I just made lunch of penne with Bertolli "Vodka" sauce. I had bought it a couple of weeks ago to try, and figured now was as good a time as any.
No vodka taste that I can discern. But it is a really nice blush sauce, especially for premade. And no corn syrup.
Ingredients:
tomato puree (water, tomato paste)
diced tomatoes
cream
vodka
onions
parmesan and romano cheeses (good cheese flavor) (part-skim milk, cheese cultures, salt, enzymes)
sugar
olive oil
salt
xanthan gum
garlic
basil
spice
parsley
sodium is a bit high, ali. A serving is considered 1/2 cup, and that has 730 mg sodium.
However, I see no HFCS, or corn syrup of any type listed. And it's pretty good, for jarred sauce.
Posted: Fri Feb 22, 2008 10:08 pm
by aliantha
Menolly wrote:Ingredients:
tomato puree (water, tomato paste)
diced tomatoes
cream
vodka
onions
parmesan and romano cheeses (good cheese flavor) (part-skim milk, cheese cultures, salt, enzymes)
sugar
olive oil
salt
xanthan gum
garlic
basil
spice
parsley
One of my favorite food additives!

(I think it's a thickener, but I could be wrong.)
Menolly wrote:sodium is a bit high, ali. A serving is considered 1/2 cup, and that has 730 mg sodium.

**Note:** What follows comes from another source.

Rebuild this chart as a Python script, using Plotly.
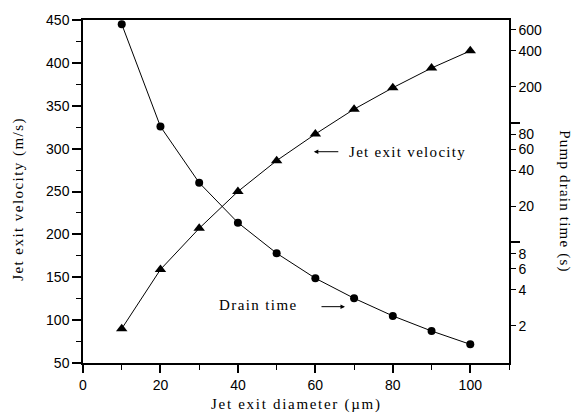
import plotly.graph_objects as go

# ---- data ----
diameter_um = [10, 20, 30, 40, 50, 60, 70, 80, 90, 100]
jet_velocity = [90, 159, 207, 250, 286, 317, 346, 371, 394, 414]
drain_time = [669, 93, 31.5, 14.6, 8.1, 5.0, 3.4, 2.42, 1.81, 1.40]

x_ticks = [0, 20, 40, 60, 80, 100]
y_ticks = [50, 100, 150, 200, 250, 300, 350, 400, 450]
y2_ticks = [2, 4, 6, 8, 20, 40, 60, 80, 200, 400, 600]
y2_major = [10, 100]

SERIF = "Liberation Serif, Times New Roman, serif"
SANS = "Liberation Sans, Arial, sans-serif"


def spaced(text, px):
    return f'<span style="letter-spacing:{px}px">{text}</span>'


fig = go.Figure()

fig.add_trace(go.Scatter(
    x=diameter_um, y=jet_velocity, mode="lines+markers",
    line=dict(color="black", width=1),
    marker=dict(symbol="triangle-up", size=10, color="black"),
    name="Jet exit velocity", yaxis="y", showlegend=False))

fig.add_trace(go.Scatter(
    x=diameter_um, y=drain_time, mode="lines+markers",
    line=dict(color="black", width=1),
    marker=dict(symbol="circle", size=8, color="black"),
    name="Drain time", yaxis="y2", showlegend=False))

# page body has an 8px default margin -> figure is offset by (8, 8)
fig.update_layout(
    width=571, height=408,
    margin=dict(l=75, r=70, t=12, b=53, autoexpand=False),
    paper_bgcolor="white", plot_bgcolor="white",
    font=dict(family=SANS, size=14, color="black"),
    xaxis=dict(
        range=[0, 110], tickmode="array", tickvals=x_ticks, automargin=False,
        ticks="outside", ticklen=8, tickwidth=1.5, tickcolor="black",
        minor=dict(tickmode="array", tickvals=[10, 30, 50, 70, 90, 110],
                   ticks="outside", ticklen=5, tickwidth=1, tickcolor="black"),
        showline=True, linecolor="black", linewidth=2, mirror=True,
        showgrid=False, zeroline=False,
        tickfont=dict(family=SANS, size=14),
    ),
    yaxis=dict(
        range=[50, 450], tickmode="array", tickvals=y_ticks, automargin=False,
        ticks="outside", ticklen=9, tickwidth=1.5, tickcolor="black",
        minor=dict(tickmode="array",
                   tickvals=[75, 125, 175, 225, 275, 325, 375, 425],
                   ticks="outside", ticklen=5, tickwidth=1, tickcolor="black"),
        showline=True, linecolor="black", linewidth=1.5,
        showgrid=False, zeroline=False,
        tickfont=dict(family=SANS, size=14),
    ),
    yaxis2=dict(
        type="log", range=[-0.01, 2.86], overlaying="y", side="right",
        automargin=False,
        tickmode="array", tickvals=y2_ticks,
        ticktext=[str(v) for v in y2_ticks],
        ticks="outside", ticklen=5, tickwidth=1, tickcolor="black",
        minor=dict(tickmode="array", tickvals=y2_major,
                   ticks="outside", ticklen=9, tickwidth=1.5, tickcolor="black"),
        showline=True, linecolor="black", linewidth=1.5,
        showgrid=False, zeroline=False,
        tickfont=dict(family=SANS, size=14),
    ),
)

annots = [
    dict(text=spaced("Jet exit diameter (\u00b5m)", 1.7), xref="paper", yref="paper",
         x=0.5, y=-0.122, showarrow=False, xanchor="center", yanchor="middle",
         font=dict(family=SERIF, size=15)),
    dict(text=spaced("Jet exit velocity (m/s)", 1.45), xref="paper", yref="paper",
         x=-0.153, y=0.478, textangle=-90, showarrow=False,
         xanchor="center", yanchor="middle",
         font=dict(family=SERIF, size=15)),
    dict(text=spaced("Pump drain time (s)", 1.2), xref="paper", yref="paper",
         x=1.131, y=0.472, textangle=90, showarrow=False,
         font=dict(family=SERIF, size=15), xanchor="center", yanchor="middle"),
    dict(text=spaced("Jet exit velocity", 1.3), xref="x", yref="y", x=68.1, y=296.4,
         showarrow=False, xanchor="left", yanchor="middle",
         font=dict(family=SERIF, size=15)),
    dict(text="", xref="x", yref="y", x=59.6, y=296.4, ax=26, ay=0,
         showarrow=True, arrowhead=2, arrowsize=0.9, arrowwidth=1,
         arrowcolor="black"),
    dict(text=spaced("Drain time", 1.4), xref="x", yref="y", x=56.0, y=117.6,
         showarrow=False, xanchor="right", yanchor="middle",
         font=dict(family=SERIF, size=15)),
    dict(text="", xref="x", yref="y", x=67.65, y=115.7, ax=-25, ay=0,
         showarrow=True, arrowhead=2, arrowsize=0.9, arrowwidth=1,
         arrowcolor="black"),
]
fig.update_layout(annotations=annots)

fig.write_html("out.html")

Yeah, that's quite a bit. I buy whole Kashi meals with less sodium. It really is amazing to read labels for sodium. Almost every processed food has a ridiculous amount.
Posted: Fri Feb 22, 2008 10:10 pm
by Damelon
Cameraman Jenn wrote:I have witnesses about how good mine is. Damelon is one. Ask him.

Yes, Jenn's sauce is excellent!

Posted: Fri Feb 22, 2008 11:49 pm
by stonemaybe
Malik:
I usually make it just a tad on the salty side
NO-O-O-O-O! Leave out the f-ing salt! That's 9 tenths of the world's population not gonna buy your sauce (you are planning marketing worldwide, yes??????)
Posted: Sat Feb 23, 2008 12:05 am
by Zarathustra
Stonemaybe wrote:Malik:
I usually make it just a tad on the salty side
NO-O-O-O-O! Leave out the f-ing salt! That's 9 tenths of the world's population not gonna buy your sauce (you are planning marketing worldwide, yes??????)
LOL, well if I am lucky enough to expand beyond the U.S., I can always make a low sodium version. But Americans like salty food. I like salty food. Heck, I put salt on grapefruit and granny smith apples. (You'd be surprised how salt interacts with sour to moderate it better than, say, sugar.) I'm not saying that it hits you in the face with saltiness. I'm just saying that I put in just a tiny bit more than the "perfect" amount when tasted alone (without pasta), so that when I add the pasta it doesn't taste bland.